The DS5's diesel engines are tough and reliable and even the fearsomely complex Hybrid4 seems to have surprised owners with its reliability. Owners have reported some knocking sounds coming from the front suspension. The initial batch of DS5s had satnav that couldn't handle seven-digit UK postcodes and even after a recall for software updates, they still were unable to be input. You'll need software version 2.8 and higher on the navigation system for this to be operable.

Replacement Parts

(approx based on a 2014 DS5 1.6THP) Parts prices aren't exorbitant for a car in this class, with a set of replacement front brake pads costing £54 with rears retailing at £38. A set of front brake discs will set you back £115. An air filter is £12 and an oil filter £14.

On the Road

Under the bonnet of the clever HYbrid4 model, you'll find a layout that combines a 163bhp HDi diesel engine driving the front wheels with a 37bhp electric motor that powers those at the rear making this, in theory at least, a four wheel drive machine. Like virtually all hybrids, it comes only with an automatic gearbox, with a set of steering wheel-mounted gearshift paddles should you wish to take control yourself. This is PSA's 6-speed EGS system, as already used in e-HDi models across Citroen's line-up. With a combined output of 200bhp and a combined 450Nm of torque, 200Nm of it from the electric motor, you'll be expecting this particular DS5 to be pretty rapid. But if you are, then you're failing to take account of the 150kg weight penalty that comes with all the batteries and everything else required for hybrid motoring. That's equivalent to the weight of a couple of extra passengers and it explains why this car is effectively no faster than an ordinary HDi 160 diesel variant with 40bhp less: rest to sixty takes 8.3s on the way to 131mph. So, it's a false economy? The entry-level diesels certainly look to be better used buys. They're reasonably quick off the mark, with the 120PS cars getting to 62mph in 11.5 seconds and the 160PS models clocking a mere 8.5 seconds to the sprint benchmark. Both engines are pleasantly refined, but the big caveat regarding the DS5's driving manners is that the ride is firm. Possibly even firmer than you might expect from a German car. There's certainly not that lounge-room waftability you might expect from Citroen which is a bit of a shame. That would have really set it apart.
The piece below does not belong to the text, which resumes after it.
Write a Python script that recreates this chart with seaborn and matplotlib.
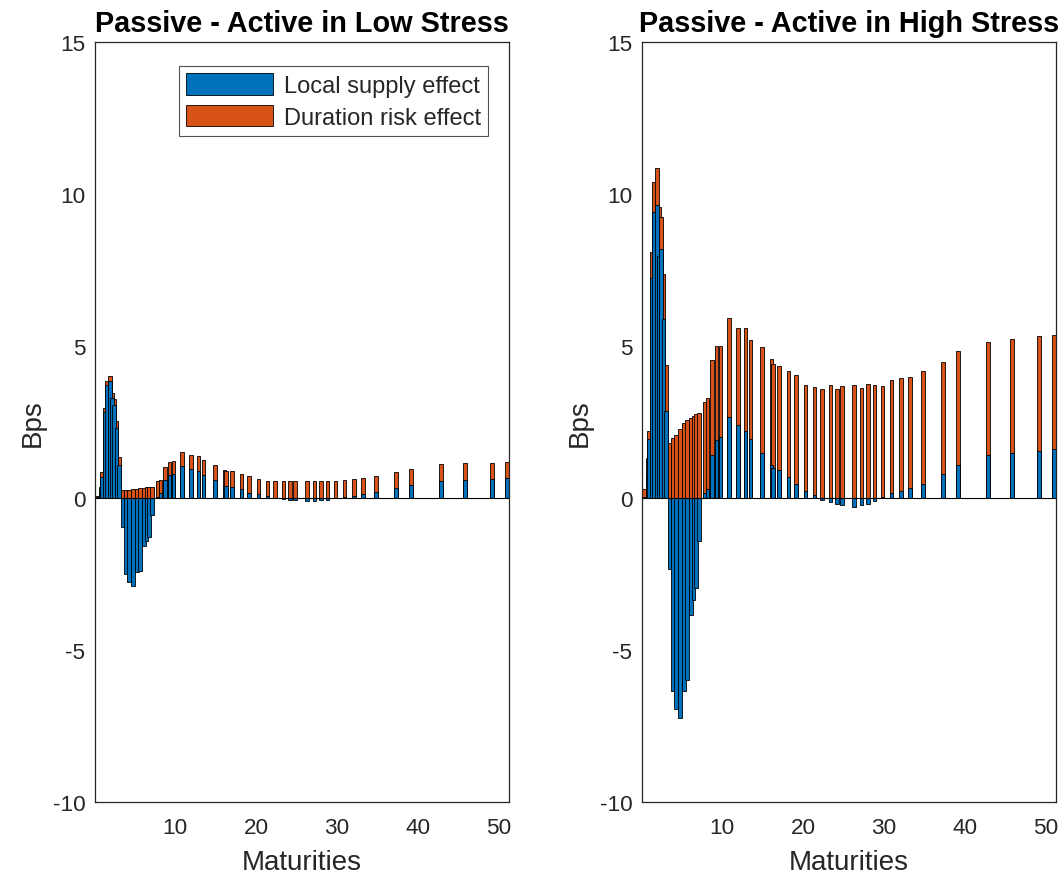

The DS5 is an interesting left-field used pick, espcially if you've lately found yourself a bit discouraged at what you can buy in this sector. You might have had your heart set on something a bit stylish and a bit different but thought you'd run out of options. Well look again. The DS5 isn't going to be for everyone, but if you want a car that will make your neighbour's BMW 3 Series look about as imaginative and adventurous as a week in Torremolinos, you know what to do.